Enquanto o atual mandatário desperta pouco entusiasmo popular, a maior liderança do Cambio Democrático, outra força relevante politicamente, o ex-presidente Ricardo Martinelli (2009 a 2014) continua a agradar parte do eleitorado mesmo impedido de concorrer por estar preso preventivamente acusado de abuso de autoridade em função de supostamente ter aprovado escutas telefônicas ilegais durante seu mandato. O postulante presidencial do partido Rómulo Roux, em segundo lugar nas pesquisas, aposta no legado de seu correligionário com o slogan “o bom volta” a partir do qual destaca o crescimento de médio de 8%, a redução dos níveis de pobreza e a construção do primeiro metrô da América Central – a inflação e a corrupção costumam ser os defeitos apontados da época.
Quem também sonha em chegar à presidência é o independente Ricardo Lombana, desvinculado de partido e também defensor de uma nova constituição, a candidatura sem espaço na televisão aparentemente atrai o voto dos mais jovens que não se identificam com as legendas tradicionais. “Não há polarização e diversidade de ideologias, as políticas sociais entre os últimos três governos tiveram pouca diferença e isso se repete entre os candidatos nesta eleição”, avalia Brown.
A ferida aberta da invasão norteamericana e o racismo estrutural
O Panamá completa 30 anos de retorno à democracia nas eleições gerais deste domingo.

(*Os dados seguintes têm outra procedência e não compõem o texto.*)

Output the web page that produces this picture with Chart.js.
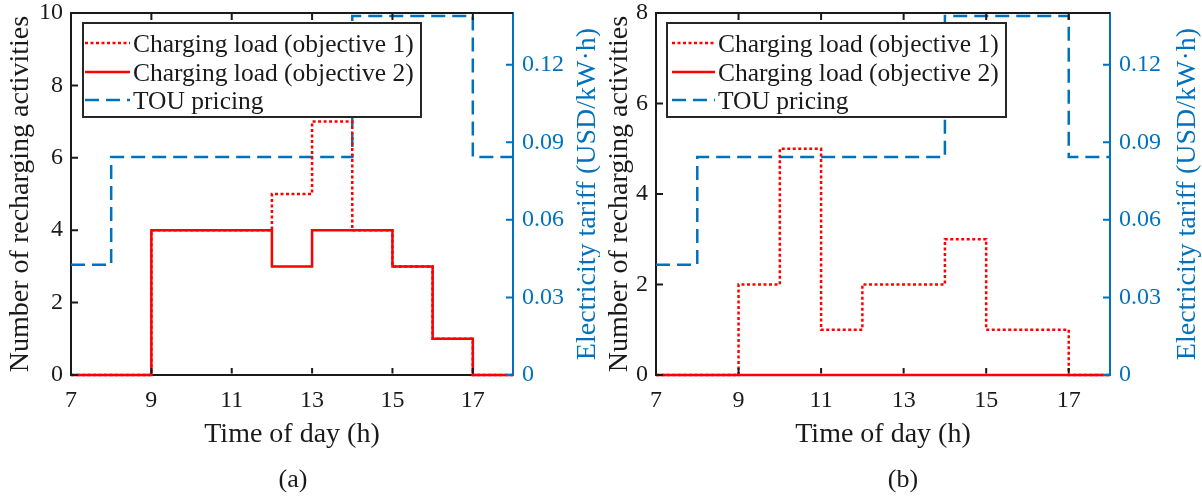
<!DOCTYPE html>
<html>
<head>
<meta charset="utf-8">
<script src="https://cdn.jsdelivr.net/npm/chart.js@4.4.1/dist/chart.umd.min.js"></script>
<style>
  body { margin: 0; background: #fff; }
  #wrap { position: relative; width: 1202px; height: 498px; }
  canvas { position: absolute; top: 0; }
</style>
</head>
<body>
<div id="wrap">
  <canvas id="chartA" width="600" height="498" style="left:0;width:600px;height:498px"></canvas>
  <canvas id="chartB" width="602" height="498" style="left:600px;width:602px;height:498px"></canvas>
</div>
<script>
// hourly values, each one holds from that hour to the next (last entry closes the step at 18 h)
const hours = [7, 8, 9, 10, 11, 12, 13, 14, 15, 16, 17, 18];
const xTickLabels = [7, 9, 11, 13, 15, 17];
const touPrice = [0.0426, 0.0843, 0.0843, 0.0843, 0.0843, 0.0843, 0.0843, 0.1388, 0.1388, 0.1388, 0.0843, 0.0843];
const priceTicks = [0, 0.03, 0.06, 0.09, 0.12];

// panel (a)
const loadObj1A = [0, 0, 4, 4, 4, 5, 7, 4, 3, 1, 0, 0];
const loadObj2A = [0, 0, 4, 4, 4, 3, 4, 4, 3, 1, 0, 0];
const countTicksA = [0, 2, 4, 6, 8, 10];

// panel (b)
const loadObj1B = [0, 0, 2, 5, 1, 2, 2, 3, 1, 1, 0, 0];
const loadObj2B = [0, 0, 0, 0, 0, 0, 0, 0, 0, 0, 0, 0];
const countTicksB = [0, 2, 4, 6, 8];

const seriesLabels = ['Charging load (objective 1)', 'Charging load (objective 2)', 'TOU pricing'];

const RED = '#ff0000';
const BLUE = '#0072bd';
const AXIS = '#1a1a1a';
const SERIF = "'Liberation Serif', 'Times New Roman', serif";
const TICK = 7;

function toPoints(values) {
  return hours.map((h, i) => ({ x: h, y: values[i] }));
}

// box, inward ticks (MATLAB style)
const framePlugin = {
  id: 'frame',
  afterDatasetsDraw(chart) {
    const { ctx, chartArea: a, scales } = chart;
    ctx.save();
    ctx.lineWidth = 2;
    ctx.strokeStyle = AXIS;
    ctx.beginPath();
    ctx.moveTo(a.left - 1, a.top);
    ctx.lineTo(a.right, a.top);
    scales.x.ticks.forEach(t => {
      const px = scales.x.getPixelForValue(t.value);
      ctx.moveTo(px, a.bottom - 1.5);
      ctx.lineTo(px, a.bottom - TICK);
      ctx.moveTo(px, a.top);
      ctx.lineTo(px, a.top + TICK);
    });
    scales.y.ticks.forEach(t => {
      const py = scales.y.getPixelForValue(t.value);
      ctx.moveTo(a.left, py);
      ctx.lineTo(a.left + TICK, py);
    });
    ctx.stroke();
    ctx.strokeStyle = BLUE;
    ctx.beginPath();
    scales.y2.ticks.forEach(t => {
      const py = scales.y2.getPixelForValue(t.value);
      ctx.moveTo(a.right, py);
      ctx.lineTo(a.right - TICK, py);
    });
    ctx.stroke();
    ctx.restore();
  },
  afterDraw(chart) {
    const { ctx, chartArea: a } = chart;
    const o = chart.options.plugins.frame;
    const midY = (a.top + a.bottom) / 2;
    ctx.save();
    ctx.textBaseline = 'alphabetic';
    ctx.textAlign = 'center';

    // x title and caption
    ctx.fillStyle = AXIS;
    ctx.font = '28px ' + SERIF;
    ctx.fillText('Time of day (h)', (a.left + a.right) / 2, 442);
    ctx.font = '26px ' + SERIF;
    ctx.fillText(o.caption, o.captionX, 487);

    // rotated titles, reading bottom to top
    ctx.font = '28px ' + SERIF;
    ctx.save();
    ctx.translate(o.yTitleX, midY);
    ctx.rotate(-Math.PI / 2);
    ctx.fillText('Number of recharging activities', 0, 0);
    ctx.restore();
    ctx.save();
    ctx.fillStyle = BLUE;
    ctx.translate(o.y2TitleX, midY);
    ctx.rotate(-Math.PI / 2);
    ctx.fillText('Electricity tariff (USD/kW\u00b7h)', 0, 0);
    ctx.restore();

    // legend box
    const b = o.legend;
    ctx.fillStyle = '#fff';
    ctx.fillRect(b.left, b.top, b.right - b.left, b.bottom - b.top);
    ctx.lineWidth = 2;
    ctx.strokeStyle = '#262626';
    ctx.strokeRect(b.left, b.top, b.right - b.left, b.bottom - b.top);
    ctx.font = '25.5px ' + SERIF;
    ctx.textAlign = 'left';
    chart.data.datasets.forEach((ds, i) => {
      const y = b.rows[i];
      ctx.save();
      ctx.strokeStyle = ds.borderColor;
      ctx.lineWidth = ds.borderWidth;
      ctx.setLineDash(ds.borderDash || []);
      ctx.beginPath();
      ctx.moveTo(b.sample0, y);
      ctx.lineTo(b.sample1, y);
      ctx.stroke();
      ctx.restore();
      ctx.fillStyle = AXIS;
      ctx.fillText(ds.label, b.textX, y + 8.5);
    });
    ctx.restore();
  }
};

// fixed axis box size, and no extra room reserved for the end labels
function fixWidth(w) {
  return s => { s.width = w; s.paddingTop = 0; s.paddingBottom = 0; };
}

function makeChart(id, cfg) {
  const tickFont = { family: SERIF, size: 24, lineHeight: 1 };
  return new Chart(document.getElementById(id), {
    type: 'line',
    data: {
      datasets: [
        { label: seriesLabels[0], data: toPoints(cfg.obj1), borderColor: RED, borderWidth: 2.5,
          borderDash: [3, 2.5], stepped: 'before', pointRadius: 0, yAxisID: 'y', clip: 6 },
        { label: seriesLabels[1], data: toPoints(cfg.obj2), borderColor: RED, borderWidth: 2.5,
          stepped: 'before', pointRadius: 0, yAxisID: 'y', clip: 6 },
        { label: seriesLabels[2], data: toPoints(touPrice), borderColor: BLUE, borderWidth: 2.5,
          borderDash: [14, 7], stepped: 'before', pointRadius: 0, yAxisID: 'y2', clip: 6 }
      ]
    },
    options: {
      responsive: false,
      animation: false,
      layout: { padding: { top: 13, left: 0, right: 0, bottom: 0 }, autoPadding: false },
      elements: { line: { borderJoinStyle: 'miter', borderCapStyle: 'butt' } },
      plugins: {
        legend: { display: false },
        tooltip: { enabled: false },
        frame: cfg.frame
      },
      scales: {
        x: {
          type: 'linear', min: 7, max: 18,
          grid: { display: false, drawTicks: false },
          border: { color: AXIS, width: 2 },
          ticks: { font: tickFont, color: AXIS, padding: 14, maxRotation: 0 },
          afterBuildTicks: s => { s.ticks = xTickLabels.map(v => ({ value: v })); },
          afterFit: s => { s.height = 498 - 375; s.paddingLeft = 0; s.paddingRight = 0; }
        },
        y: {
          position: 'left', min: 0, max: cfg.yMax,
          grid: { display: false, drawTicks: false },
          border: { color: AXIS, width: 2 },
          ticks: { font: tickFont, color: AXIS, padding: 8 },
          afterBuildTicks: s => { s.ticks = cfg.yTicks.map(v => ({ value: v })); },
          afterFit: fixWidth(cfg.leftW)
        },
        y2: {
          position: 'right', min: 0, max: 0.14,
          grid: { display: false, drawTicks: false },
          border: { color: BLUE, width: 2 },
          ticks: { font: tickFont, color: BLUE, padding: 9,
            callback: v => (v === 0 ? '0' : v.toFixed(2)) },
          afterBuildTicks: s => { s.ticks = priceTicks.map(v => ({ value: v })); },
          afterFit: fixWidth(cfg.rightW)
        }
      }
    },
    plugins: [framePlugin]
  });
}

makeChart('chartA', {
  obj1: loadObj1A, obj2: loadObj2A, yMax: 10, yTicks: countTicksA,
  leftW: 71, rightW: 600 - 513,
  frame: {
    caption: '(a)', captionX: 293, yTitleX: 27.5, y2TitleX: 595,
    legend: { left: 83, top: 23, right: 421, bottom: 117, rows: [43, 72, 100], sample0: 85, sample1: 130, textX: 133 }
  }
});

makeChart('chartB', {
  obj1: loadObj1B, obj2: loadObj2B, yMax: 8, yTicks: countTicksB,
  leftW: 56, rightW: 602 - 510,
  frame: {
    caption: '(b)', captionX: 303, yTitleX: 27, y2TitleX: 595,
    legend: { left: 67, top: 23, right: 406, bottom: 117, rows: [43, 72, 100], sample0: 72, sample1: 115, textX: 118 }
  }
});
</script>
</body>
</html>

Mais consolidado do que o sistema democrático, o racismo estrutural marca o país invisibilizando a população afro antilhana, mensurada em 15% pelo Instituto Nacional de Estatística e Censo , embora o índice pareça estar aquém do que se observa pelo país. A frase “En Panamá el que no tien de tinga, tien de mandinga” evidencia a conformação étnica do povo.
“Existe negação da verdadeira identidade por falta de educação. Aqui se diz que não há racismo, embora persista o perfilamento racial, com abuso policial, exclusão da agenda do estado. Desde 2000 lutamos e conseguimos desenvolver um plano de inclusão da população afropanamenha. Conquistamos a Secretaria Nacional de Assuntos Afrodescendentes criada em 2017, entretanto sua grande debilidade é não contar com estrutura e recursos para iniciar verdadeiras políticas públicas”, explica Samuel Samuels, coordenador nacional de Organizações Negras Panamenhas.

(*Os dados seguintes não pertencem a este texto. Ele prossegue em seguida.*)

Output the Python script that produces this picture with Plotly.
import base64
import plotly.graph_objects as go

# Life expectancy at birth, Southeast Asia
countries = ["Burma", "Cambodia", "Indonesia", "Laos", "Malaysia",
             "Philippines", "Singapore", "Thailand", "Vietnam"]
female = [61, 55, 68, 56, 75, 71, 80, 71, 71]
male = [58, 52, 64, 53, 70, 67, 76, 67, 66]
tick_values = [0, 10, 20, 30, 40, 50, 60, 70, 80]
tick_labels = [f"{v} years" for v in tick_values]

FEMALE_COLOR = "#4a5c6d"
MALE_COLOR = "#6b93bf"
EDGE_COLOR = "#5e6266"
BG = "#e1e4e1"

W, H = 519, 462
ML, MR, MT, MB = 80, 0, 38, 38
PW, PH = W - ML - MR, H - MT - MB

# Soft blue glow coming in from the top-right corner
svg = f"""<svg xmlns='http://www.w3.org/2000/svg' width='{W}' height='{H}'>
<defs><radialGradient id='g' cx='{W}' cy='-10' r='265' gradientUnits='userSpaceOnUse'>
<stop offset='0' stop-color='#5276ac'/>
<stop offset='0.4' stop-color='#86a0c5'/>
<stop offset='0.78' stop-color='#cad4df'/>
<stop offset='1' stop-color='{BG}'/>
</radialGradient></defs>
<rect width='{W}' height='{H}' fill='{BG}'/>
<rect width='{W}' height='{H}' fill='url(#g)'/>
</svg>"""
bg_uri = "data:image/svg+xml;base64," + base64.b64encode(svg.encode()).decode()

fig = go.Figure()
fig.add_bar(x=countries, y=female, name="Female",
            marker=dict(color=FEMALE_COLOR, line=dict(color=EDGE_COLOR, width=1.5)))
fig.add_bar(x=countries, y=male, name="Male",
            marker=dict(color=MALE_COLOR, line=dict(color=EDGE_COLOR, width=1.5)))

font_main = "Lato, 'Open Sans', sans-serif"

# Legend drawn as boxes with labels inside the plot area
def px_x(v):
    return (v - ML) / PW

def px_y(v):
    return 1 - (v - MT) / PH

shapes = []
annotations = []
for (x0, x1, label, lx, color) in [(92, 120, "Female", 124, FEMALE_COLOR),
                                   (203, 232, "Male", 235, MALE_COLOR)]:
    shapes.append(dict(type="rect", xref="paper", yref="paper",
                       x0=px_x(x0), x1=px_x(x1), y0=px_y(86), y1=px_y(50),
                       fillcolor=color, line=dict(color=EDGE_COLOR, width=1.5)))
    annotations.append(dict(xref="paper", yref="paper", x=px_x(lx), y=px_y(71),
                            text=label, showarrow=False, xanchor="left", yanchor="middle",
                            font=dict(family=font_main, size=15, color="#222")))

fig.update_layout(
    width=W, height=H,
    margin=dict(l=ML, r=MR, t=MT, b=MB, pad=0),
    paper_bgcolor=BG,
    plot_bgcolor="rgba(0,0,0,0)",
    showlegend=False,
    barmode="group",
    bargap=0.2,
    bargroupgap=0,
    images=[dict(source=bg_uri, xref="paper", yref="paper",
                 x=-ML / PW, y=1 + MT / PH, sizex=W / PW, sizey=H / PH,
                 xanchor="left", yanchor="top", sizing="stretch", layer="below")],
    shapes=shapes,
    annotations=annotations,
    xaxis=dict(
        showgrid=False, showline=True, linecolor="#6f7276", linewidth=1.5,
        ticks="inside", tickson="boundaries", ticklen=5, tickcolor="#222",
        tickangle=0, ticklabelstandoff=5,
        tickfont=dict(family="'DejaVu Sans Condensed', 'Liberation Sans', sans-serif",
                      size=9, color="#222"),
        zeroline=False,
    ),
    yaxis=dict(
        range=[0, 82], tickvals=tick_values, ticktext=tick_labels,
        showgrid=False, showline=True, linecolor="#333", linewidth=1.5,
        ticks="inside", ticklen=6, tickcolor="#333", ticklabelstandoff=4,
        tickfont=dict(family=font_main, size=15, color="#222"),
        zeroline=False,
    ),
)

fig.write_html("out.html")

Segundo o Observatório Afro somente quatro presidenciáveis fazem menção ao segmento em seus programas, Nito Cortizo, Saul Mendez, José Blandon e Ana Matilde Gómez, única mulher a concorrer ao posto máximo da república. A revisão histórica passa também por outro campo, o fato de o Panamá carregar a marca de ser o último país a ter sofrido uma invasão militar dos americanos, em 1989, sem que até hoje se tenha a real dimensão do acontecimento e das mortes causadas pela operação cuja justificativa pública era a retirada do ditador Manuel Noriega, ex-agente da CIA que presidia o Panamá e era envolvido com o narcotráfico.
A Comissão 20 de dezembro, originada em 2016 no parlamento para investigar o caso publicou uma lista provisória de 341 vítimas, mas estudos de entidades civis estimam que podem ser até três mil os óbitos de 20 de dezembro de 1989 a 13 de fevereiro de 1990, período no qual mais de 20 mil militares norteamericanos permaneceram em território estrangeiro. “Antes alguns defendiam a tese de uma liberação, mas agora caminha-se para um consenso que houve invasão. Existe uma geração marcada por esse episódio e a ferida ainda está aberta”, descreve Román Rodriguez, de 62 anos, morador da capital.

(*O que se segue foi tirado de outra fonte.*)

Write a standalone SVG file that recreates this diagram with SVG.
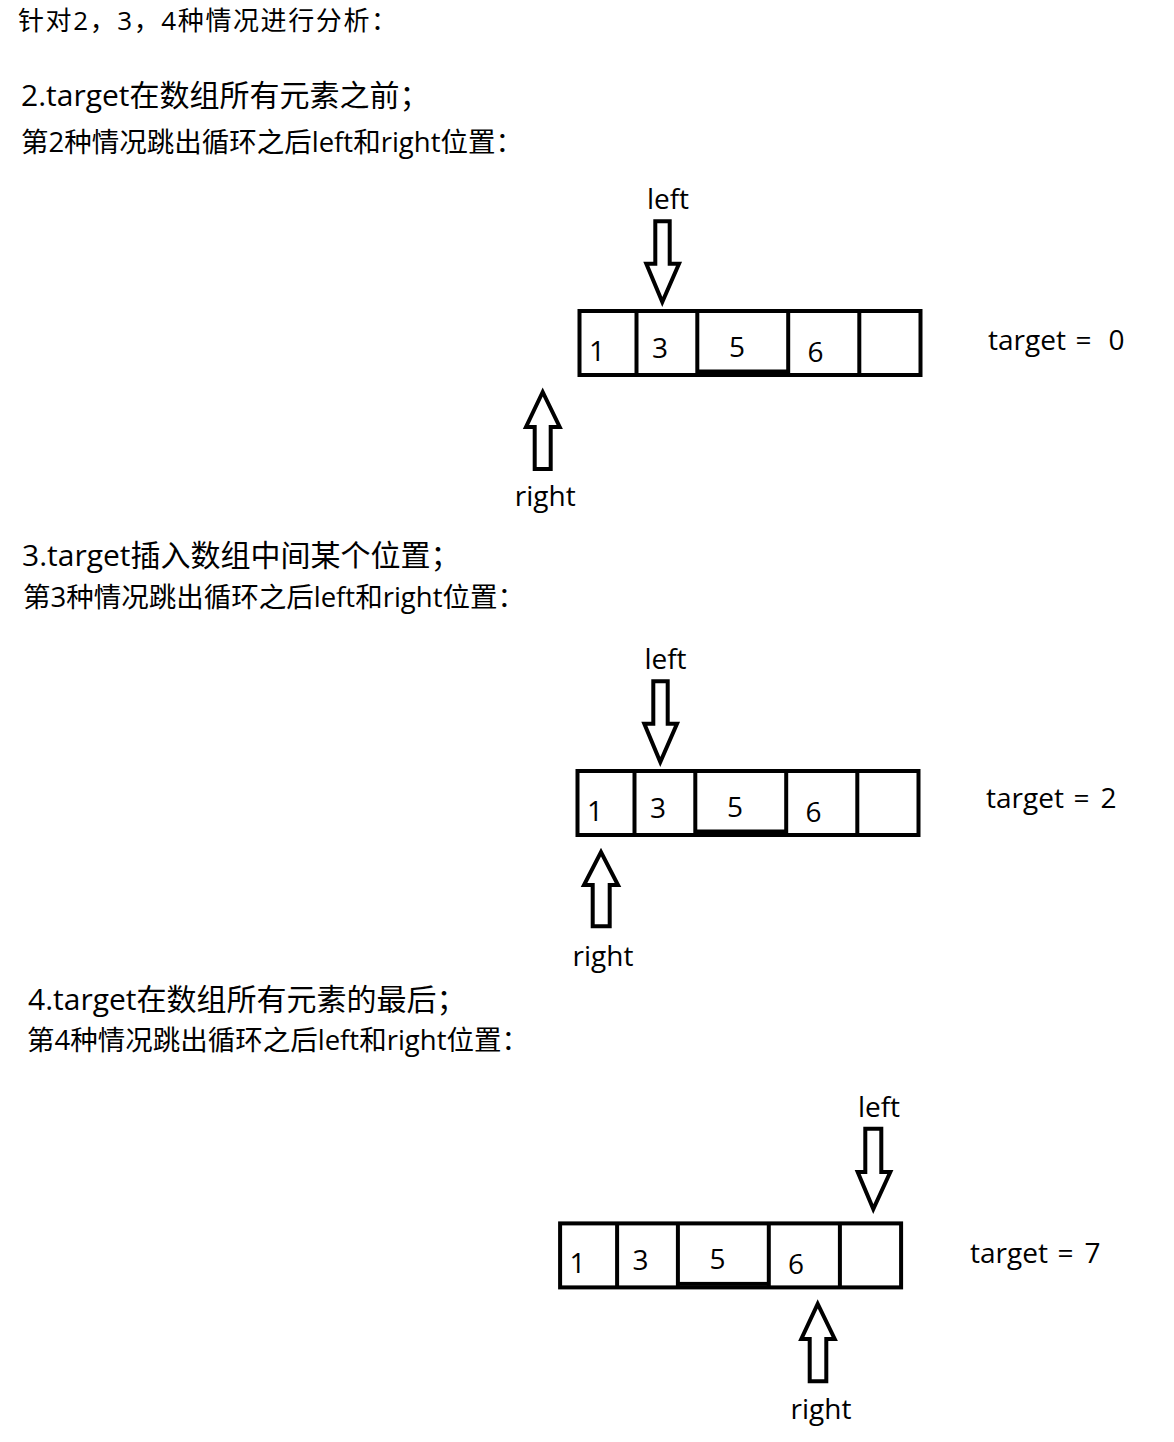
<svg xmlns="http://www.w3.org/2000/svg" width="1174" height="1442" viewBox="0 0 1174 1442">
<style>
text{font-family:"Open Sans","Noto Sans CJK SC",sans-serif;fill:#000}
.h0{font-size:26px;letter-spacing:1.6px}
.h1{font-size:30px}
.h2{font-size:27.5px}
.lbl{font-size:28px}
.num{font-size:28px;text-anchor:middle}
.mid{text-anchor:middle}
.box{fill:none;stroke:#000;stroke-width:4}
.arr{fill:#fff;stroke:#000;stroke-width:4;stroke-linejoin:miter}
</style>
<rect width="1174" height="1442" fill="#fff"/>

<g id="headings">
<text class="h0" x="18" y="30">针对2，3，4种情况进行分析：</text>
<text class="h1" x="21" y="106">2.target在数组所有元素之前；</text>
<text class="h2" x="21" y="152">第2种情况跳出循环之后left和right位置：</text>
<text class="h1" x="22" y="566">3.target插入数组中间某个位置；</text>
<text class="h2" x="23" y="607">第3种情况跳出循环之后left和right位置：</text>
<text class="h1" x="28" y="1010">4.target在数组所有元素的最后；</text>
<text class="h2" x="27" y="1050">第4种情况跳出循环之后left和right位置：</text>
</g>

<defs>
<g id="arr">
<rect class="box" x="579.5" y="311" width="341" height="64"/>
<line class="box" x1="636.5" y1="311" x2="636.5" y2="375"/>
<line class="box" x1="697.3" y1="311" x2="697.3" y2="375"/>
<line class="box" x1="788.2" y1="311" x2="788.2" y2="375"/>
<line class="box" x1="859.3" y1="311" x2="859.3" y2="375"/>
<rect x="697" y="369.5" width="91" height="4" fill="#000"/>
<text class="num" x="597" y="361">1</text>
<text class="num" x="660" y="358">3</text>
<text class="num" x="737" y="357">5</text>
<text class="num" x="815.5" y="362">6</text>
</g>
</defs>

<g id="array1"><use href="#arr"/></g>
<g id="array2"><use href="#arr" transform="translate(-2,460)"/></g>
<g id="array3"><use href="#arr" transform="translate(-19.4,912.4)"/></g>

<g id="connectors">
<polygon id="left1" class="arr" points="655.3,221.3 669.7,221.3 669.7,263.7 679,263.7 662.3,302 646.3,263.7 655.3,263.7"/>
<polygon id="right1" class="arr" points="534.7,469 550.7,469 550.7,427 559.7,427 542.7,392 526,427 534.7,427"/>
<polygon id="left2" class="arr" points="653.3,681.3 667.7,681.3 667.7,723.7 677,723.7 660.3,762 644.3,723.7 653.3,723.7"/>
<polygon id="right2" class="arr" points="592.7,926.3 609.7,926.3 609.7,885 618,885 601,852 584,885 592.7,885"/>
<polygon id="left3" class="arr" points="865.3,1128.7 881.3,1128.7 881.3,1172 890.3,1172 873.3,1209 857.7,1172 865.3,1172"/>
<polygon id="right3" class="arr" points="809.7,1381.3 826.3,1381.3 826.3,1339 834.7,1339 817.7,1304 801.3,1339 809.7,1339"/>
</g>

<g id="labels">
<text class="lbl mid" x="668" y="209">left</text>
<text class="lbl mid" x="545.3" y="506">right</text>
<text class="lbl" y="350"><tspan x="988">target</tspan><tspan x="1075.5">=</tspan><tspan x="1108.5">0</tspan></text>
<text class="lbl mid" x="665.5" y="669">left</text>
<text class="lbl mid" x="603" y="966">right</text>
<text class="lbl" y="808"><tspan x="986">target</tspan><tspan x="1073.5">=</tspan><tspan x="1100.5">2</tspan></text>
<text class="lbl mid" x="879" y="1117">left</text>
<text class="lbl mid" x="821" y="1419">right</text>
<text class="lbl" y="1263"><tspan x="970">target</tspan><tspan x="1057.5">=</tspan><tspan x="1084.5">7</tspan></text>
</g>
</svg>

Mirando o futuro e carregando suas trajetórias, 2,7 milhões de eleitores elegem para os próximos cinco anos além do presidente, prefeitos e conselheiros municipais. Situado na ligação da América do Sul com a América Central e detentor do gigante canal oceânico que leva seu nome, o grande desafio do Panamá está dentro de suas fronteiras para incluir uma ampla população vulnerabilizada e assim finalmente para prestar contas ao seu povo.